Human activities emit four major greenhouse gases: carbon dioxide, methane, nitrous oxide, and halocarbons. These gases accumulate in the atmosphere and alter Earth’s energy balance. Radiative forcing measures how these gases and other factors change the amount of energy trapped in the climate system. While natural influences like solar variation and volcanic eruptions play a role, the radiative forcing from human activities is far larger and is the dominant driver of current and future climate change.

The greenhouse effect was understood gradually through the work of several scientists. Fourier (1824) and Pouillet (1836) first proposed that the atmosphere traps heat, and Eunice Foote (1856) provided early experimental evidence that carbon dioxide and moist air absorb heat. John Tyndall’s 1859 experiments offered the first precise demonstration that gases like CO₂ and water vapour absorb and emit infrared radiation, establishing the physical mechanism behind atmospheric warming.

Our modern understanding rests on many contributors. While Tyndall’s work became foundational, earlier insights and Foote’s overlooked experiments show that the discovery was cumulative. Today, thousands of scientists continue refining this knowledge to deepen our understanding of climate change.(4)

Venus offers an example of how extreme the greenhouse effect can become. Billions of years ago it may have resembled Earth, but a runaway greenhouse effect vaporised its oceans, allowed water to escape into space, and left the planet with an atmosphere that is 96% carbon dioxide and surface temperatures around 450°C. Earth is not expected to follow this path even if all fossil fuels were burned, but Venus shows why avoiding climate tipping points matters.

Understanding how greenhouse gases warm the planet is essential for preventing dangerous change, and international standards help guide credible action. The greenhouse effect explains why managing emissions is central to climate stability, and frameworks such as ISO 14064 support governments and organisations in measuring, reporting and verifying their emissions as part of net‑zero strategies.(5)

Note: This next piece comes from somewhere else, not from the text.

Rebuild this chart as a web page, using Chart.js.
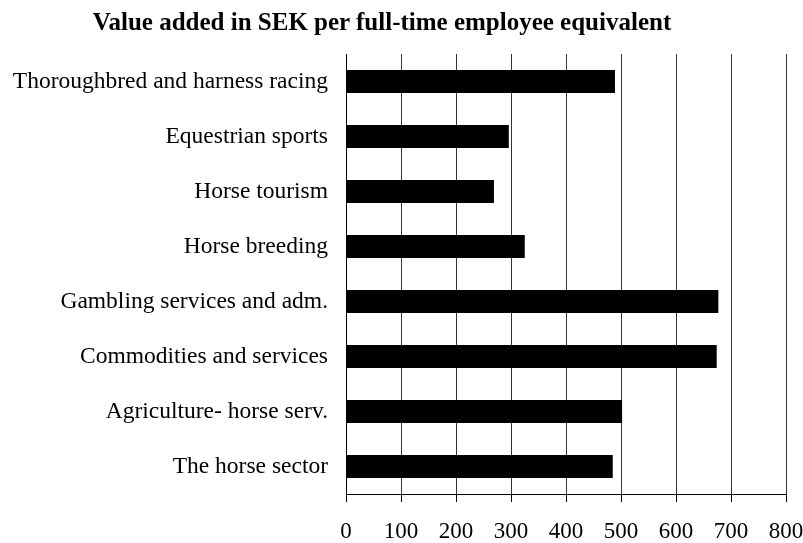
<!DOCTYPE html>
<html>
<head>
<meta charset="utf-8">
<script src="https://cdn.jsdelivr.net/npm/chart.js@4"></script>
<style>
 body{margin:0;background:#fff;}
 #wrap{position:relative;width:803px;height:543px;}
 #title{position:absolute;left:0;top:6px;width:764px;text-align:center;
  font-family:"Liberation Serif","Times New Roman",serif;font-weight:bold;font-size:25px;line-height:32px;color:#000;}
</style>
</head>
<body>
<div id="wrap">
 <div id="title">Value added in SEK per full-time employee equivalent</div>
 <canvas id="chart" width="803" height="543"></canvas>
</div>
<script>
// data
var categories=[
 "Thoroughbred and harness racing",
 "Equestrian sports",
 "Horse tourism",
 "Horse breeding",
 "Gambling services and adm.",
 "Commodities and services",
 "Agriculture- horse serv.",
 "The horse sector"
];
var values=[489,296,269,325,677,674,502,485];
var tick_min=0;
var tick_max=800;
var tick_step=100;

var serif="'Liberation Serif','Times New Roman',serif";
var ctx=document.getElementById("chart").getContext("2d");
var myChart=new Chart(ctx,{
 type:'bar',
 data:{
  labels:categories,
  datasets:[{
   label:'Value added',
   data:values,
   backgroundColor:'#000',
   borderWidth:0,
   categoryPercentage:1,
   barPercentage:0.42
  }]
 },
 options:{
  indexAxis:'y',
  responsive:false,
  animation:false,
  layout:{padding:{top:54,right:17,left:0,bottom:0}},
  plugins:{legend:{display:false},tooltip:{enabled:false},title:{display:false}},
  scales:{
   x:{
    min:tick_min,max:tick_max,
    ticks:{stepSize:tick_step,color:'#000',font:{family:serif,size:23},padding:16,maxRotation:0},
    grid:{color:'#333',lineWidth:1,tickLength:8,tickColor:'#000',drawTicks:true},
    border:{display:true,color:'#000',width:1},
    afterFit:function(scale){scale.height=49;scale.paddingRight=0;scale.paddingLeft=0;}
   },
   y:{
    ticks:{color:'#000',font:{family:serif,size:23.5},padding:18},
    grid:{display:false,drawTicks:false},
    border:{display:true,color:'#000',width:1},
    afterFit:function(scale){scale.width=346;scale.paddingTop=0;scale.paddingBottom=0;}
   }
  }
 }
});
</script>
</body>
</html>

Scientists measure greenhouse gases mainly by analysing how they absorb light. Spectroscopy shines infrared radiation through air samples to identify gases by their unique absorption patterns, and long‑running stations such as Mauna Loa track global carbon dioxide levels from remote locations to avoid contamination from nearby sources. Satellites use the same principles from space, measuring gases along the path of reflected light to map regional emissions, and these modern observations can be compared with historical records such as ice cores to understand how atmospheric composition has changed over time.